Which is your most popular dish and what was the best compliment you had from a customer?
-Efthymios - Our most popular dish is the chicken and talagani souvlaki. People in the UK go crazy for halloumi and talagani took this to the next level! The most memorable reaction was that of one of our Italian customers! Italians absolutely adore Greek food. So one Sunday on Brick Lane Market, we had an Italian guy ordering a souvlaki. Ten minutes later he runs back to tell us this was the best Streetfood he's ever had in his life and to order another 2. All I can say is I was so happy I almost cried!
Did you face any difficulties or has it been an easy ride?
-Difficulties? What's that? Never heard of it! Back to reality, we constantly face new challenges, some big and some small of all sorts. What's important is that we're learning and we're adapting. This has definitely been the hardest thing we've ever done in our entire life!
What's driving The Athenian to where it is now?
-A never ending desire to create change, both to the food scene in the UK but also to the image of modern day Greece. As we all know, growing up in a Greek home means that you learn to eat well - if not overeat at times! We all had moments with grandmas, aunties and mums cooking a "snack" or a "small plate" and ended up having a feast. I think our food culture is what makes us different. Two years ago we visited Naxos with friends. We sat down at a taverna, ordered food and at the end they brought us 5 litres of white wine, fruit salads and desserts for free! This generosity is what makes Greek culture so special and it's one of the aspects of Greece that we're trying to bring to the UK.
What's the thing that you like the most about souvlaki?
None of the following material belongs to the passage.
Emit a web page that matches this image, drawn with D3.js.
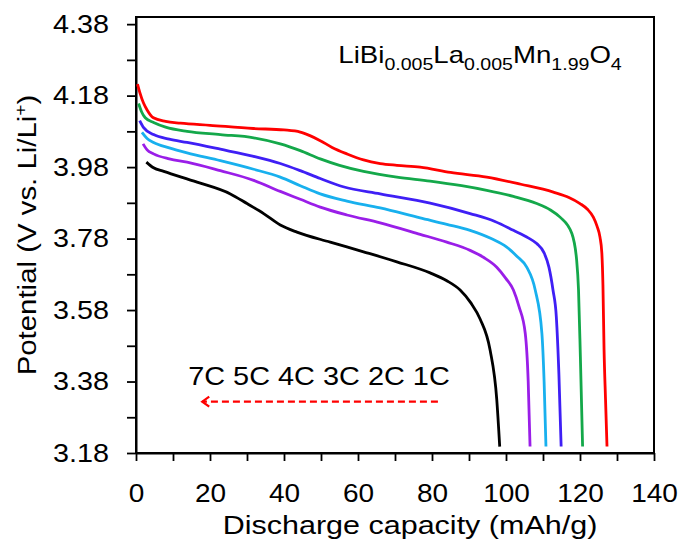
<!DOCTYPE html>
<html>
<head>
<meta charset="utf-8">
<script src="https://cdn.jsdelivr.net/npm/d3@7"></script>
<style>
  body { margin: 0; background: #fff; }
  text { font-family: "Liberation Sans", Arial, sans-serif; fill: #000; }
</style>
</head>
<body>
<div id="chart"></div>
<script>
// discharge curves, one pair of arrays per C-rate
var rates = ["1C", "2C", "3C", "4C", "5C", "7C"]
var rateColors = ["#ff0000", "#14a84a", "#3f1ff5", "#18b0ee", "#9a1ee8", "#000000"]

var cap1C = [0.4, 1, 2, 3, 4.7, 8, 12, 20, 31.7, 40, 44.4, 47, 49.8, 53, 57, 61.5, 66, 70.5, 76.8, 85, 94.8, 104, 112.8, 117, 120, 122, 123.6, 124.6, 125.4, 125.9, 126.2, 126.5, 126.9, 127.3]
var volt1C = [4.212, 4.19, 4.16, 4.14, 4.118, 4.108, 4.103, 4.097, 4.088, 4.084, 4.078, 4.068, 4.054, 4.035, 4.017, 4.000, 3.99, 3.985, 3.98, 3.965, 3.952, 3.932, 3.910, 3.895, 3.878, 3.862, 3.840, 3.815, 3.784, 3.74, 3.65, 3.47, 3.33, 3.198]

var cap2C = [0.7, 1.5, 2.5, 4.75, 8, 13.8, 22.8, 31.8, 39, 44.4, 49.8, 55, 61.5, 70.5, 79.5, 88, 94.8, 102, 108.3, 112, 114.6, 117.8, 119.1, 119.6, 120.1, 120.7]
var volt2C = [4.158, 4.135, 4.118, 4.105, 4.092, 4.080, 4.071, 4.062, 4.045, 4.026, 4.003, 3.985, 3.968, 3.952, 3.941, 3.928, 3.915, 3.898, 3.878, 3.860, 3.840, 3.794, 3.719, 3.636, 3.45, 3.198]

var cap3C = [1, 2, 4.75, 9, 13.8, 22.8, 31.8, 39, 44.4, 49.8, 56, 66, 79.5, 90.3, 97, 102, 106, 108.3, 110.3, 111.6, 112.7, 113.6, 114.3, 114.9]
var volt3C = [4.110, 4.091, 4.071, 4.058, 4.049, 4.030, 4.010, 3.990, 3.970, 3.948, 3.925, 3.905, 3.879, 3.85, 3.828, 3.803, 3.782, 3.766, 3.740, 3.70, 3.636, 3.561, 3.40, 3.198]

var cap4C = [1.6, 3, 4.75, 9, 13.8, 22.8, 31.8, 39, 44.4, 49.8, 57, 66, 76.8, 84, 90.3, 96, 100.2, 103, 105.6, 107.9, 109.7, 110.3, 110.8]
var volt4C = [4.077, 4.060, 4.049, 4.034, 4.020, 3.998, 3.974, 3.952, 3.928, 3.905, 3.885, 3.866, 3.838, 3.820, 3.803, 3.780, 3.756, 3.730, 3.70, 3.636, 3.515, 3.38, 3.198]

var cap5C = [1.9, 3, 4.75, 9, 13.8, 22.8, 31.8, 39, 44.4, 49.8, 57, 66, 76.8, 84, 90.3, 94, 97.5, 100, 102, 103.5, 105.2, 106, 106.5]
var volt5C = [4.045, 4.028, 4.017, 4.003, 3.994, 3.970, 3.943, 3.912, 3.890, 3.868, 3.846, 3.824, 3.792, 3.770, 3.747, 3.727, 3.70, 3.668, 3.636, 3.59, 3.515, 3.38, 3.198]

var cap7C = [2.8, 4.75, 7.5, 16.5, 25.5, 30, 34.5, 39, 43.5, 52.5, 61.5, 70.5, 79.5, 84, 87.6, 90.5, 93, 95.7, 97.5, 98.3]
var volt7C = [3.994, 3.978, 3.968, 3.938, 3.905, 3.878, 3.850, 3.818, 3.798, 3.770, 3.743, 3.715, 3.684, 3.662, 3.636, 3.600, 3.555, 3.468, 3.33, 3.198]

var xTicks = [0, 20, 40, 60, 80, 100, 120, 140]
var yTicks = [3.18, 3.38, 3.58, 3.78, 3.98, 4.18, 4.38]

var capSets = [cap1C, cap2C, cap3C, cap4C, cap5C, cap7C]
var voltSets = [volt1C, volt2C, volt3C, volt4C, volt5C, volt7C]

// size of the page and plot box
var W = 679, H = 540
var margin = {top: 17, right: 25, bottom: 87, left: 136},
    width = W - margin.left - margin.right,
    height = H - margin.top - margin.bottom

var svg = d3.select("#chart")
  .append("svg")
    .attr("width", W)
    .attr("height", H)
  .append("g")
    .attr("transform", "translate(" + margin.left + "," + margin.top + ")")

var x = d3.scaleLinear().domain([0, 140]).range([0, width])
var y = d3.scaleLinear().domain([3.18, 4.40]).range([height, 0])

// the source picture has its text a bit wider than plain Arial
function stretch(sel, k) {
  sel.each(function() {
    var len = this.getComputedTextLength()
    if (len > 0) d3.select(this).attr("textLength", len * k).attr("lengthAdjust", "spacingAndGlyphs")
  })
}

// frame
svg.append("rect")
  .attr("width", width)
  .attr("height", height)
  .attr("fill", "none")
  .attr("stroke", "#000")
  .attr("stroke-width", 2)

// x axis: ticks every 10, labels every 20
var xAxis = svg.append("g")
  .attr("transform", "translate(0," + height + ")")
  .call(d3.axisBottom(x).tickValues(d3.range(0, 141, 10)).tickSize(8).tickSizeOuter(0)
    .tickFormat(function(d) { return xTicks.indexOf(d) >= 0 ? d : "" }))
xAxis.select(".domain").attr("stroke-width", 2)
xAxis.selectAll(".tick line").attr("stroke-width", 1.8)
xAxis.selectAll(".tick text")
  .attr("dy", 0)
  .attr("y", 49)
  .style("font-size", "25px")
  .style("font-family", "Liberation Sans, Arial, sans-serif")
  .call(stretch, 1.12)

// y axis: ticks every 0.1, labels every 0.2
var yMinor = d3.range(0, 13).map(function(i) { return +(3.18 + i * 0.1).toFixed(2) })
var yAxis = svg.append("g")
  .call(d3.axisLeft(y).tickValues(yMinor).tickSize(9).tickSizeOuter(0)
    .tickFormat(function(d) { return yTicks.indexOf(d) >= 0 ? d.toFixed(2) : "" }))
yAxis.select(".domain").attr("stroke-width", 2)
yAxis.selectAll(".tick line").attr("stroke-width", 1.8)
yAxis.selectAll(".tick text")
  .attr("x", -27)
  .style("font-size", "25px")
  .style("font-family", "Liberation Sans, Arial, sans-serif")
  .call(stretch, 1.15)

// curves
var line = d3.line()
  .x(function(d) { return x(d[0]) })
  .y(function(d) { return y(d[1]) })
  .curve(d3.curveMonotoneX)

for (let i = 0; i < rates.length; ++i) {
  var pts = capSets[i].map(function(c, j) { return [c, voltSets[i][j]] })
  svg.append("path")
    .attr("d", line(pts))
    .attr("fill", "none")
    .attr("stroke", rateColors[i])
    .attr("stroke-width", 2.8)
}

// rate labels and arrow
svg.append("text")
  .attr("x", x(14.1))
  .attr("y", y(3.37))
  .style("font-size", "25px")
  .text(rates.slice().reverse().join(" "))
  .call(stretch, 1.155)

var ay = y(3.3236)
svg.append("line")
  .attr("x1", x(81.6))
  .attr("x2", x(17.9))
  .attr("y1", ay)
  .attr("y2", ay)
  .attr("stroke", "#ff0000")
  .attr("stroke-width", 2.2)
  .attr("stroke-dasharray", "7,4")
svg.append("path")
  .attr("d", "M" + (x(17.9) + 7) + "," + (ay - 5) + "L" + x(17.9) + "," + ay + "L" + (x(17.9) + 7) + "," + (ay + 5))
  .attr("fill", "none")
  .attr("stroke", "#ff0000")
  .attr("stroke-width", 2.2)

// compound name with subscripts
var formula = svg.append("text")
  .attr("x", x(54.7))
  .attr("y", y(4.27))
  .style("font-size", "24px")
var parts = [["LiBi", false], ["0.005", true], ["La", false], ["0.005", true], ["Mn", false], ["1.99", true], ["O", false], ["4", true]]
parts.forEach(function(p, i) {
  var t = formula.append("tspan").text(p[0])
  if (p[1]) t.attr("dy", 7).style("font-size", "17px")
  else if (i > 0) t.attr("dy", -7)
})
formula.call(stretch, 1.15)

// axis titles
svg.append("text")
  .attr("x", width / 2 + 15)
  .attr("y", height + 81)
  .attr("text-anchor", "middle")
  .style("font-size", "25px")
  .text("Discharge capacity (mAh/g)")
  .call(stretch, 1.22)

var yTitle = svg.append("text")
  .attr("transform", "translate(" + (-100) + "," + (height / 2) + ") rotate(-90)")
  .attr("text-anchor", "middle")
  .style("font-size", "26px")
yTitle.append("tspan").text("Potential (V vs. Li/Li")
yTitle.append("tspan").text("+").attr("dy", -10).style("font-size", "17px")
yTitle.append("tspan").text(")").attr("dy", 10)
yTitle.call(stretch, 1.13)
</script>
</body>
</html>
-There are a lot of dishes around the world similar to a souvlaki. And a lot of these you can find in London. But it's always the same feeling after eating them, they're just not a souvlaki! What makes souvlaki so unique is the combination of the bread, with the way the meat is marinated, the fresh salad, the amazing Greek yogurt and the fries. And the fact that it's all wrapped up together means that you can have a combination of flavours all in one bite!
Is Athens taking over London?
-Definitely! We always thought that Athens is one of the coolest and most lively capitals in Europe. We love the graffiti, artwork and cafe culture around the centre and this is something you see more and more of in London and other cities around the world. And of course The Athenian souvlaki helps to bring that feel of Athens in the most international capital in the world.
Any plans to bring The Athenian to Athens?
-Always! We love visiting Athens on a regular basis, we always have a great time and there's so much to do! From a stroll at the beach, to beautiful bars with views of the Parthenon, to the weather and the food! In terms of business, it is not in our immediate plans to bring The Athenian to Athens. Souvlaki in Athens and the rest of Greece is a really saturated market therefore we think it wouldn't be a good idea for us to open something at this point in time. We'll be visiting Athens later this year though and we cannot wait!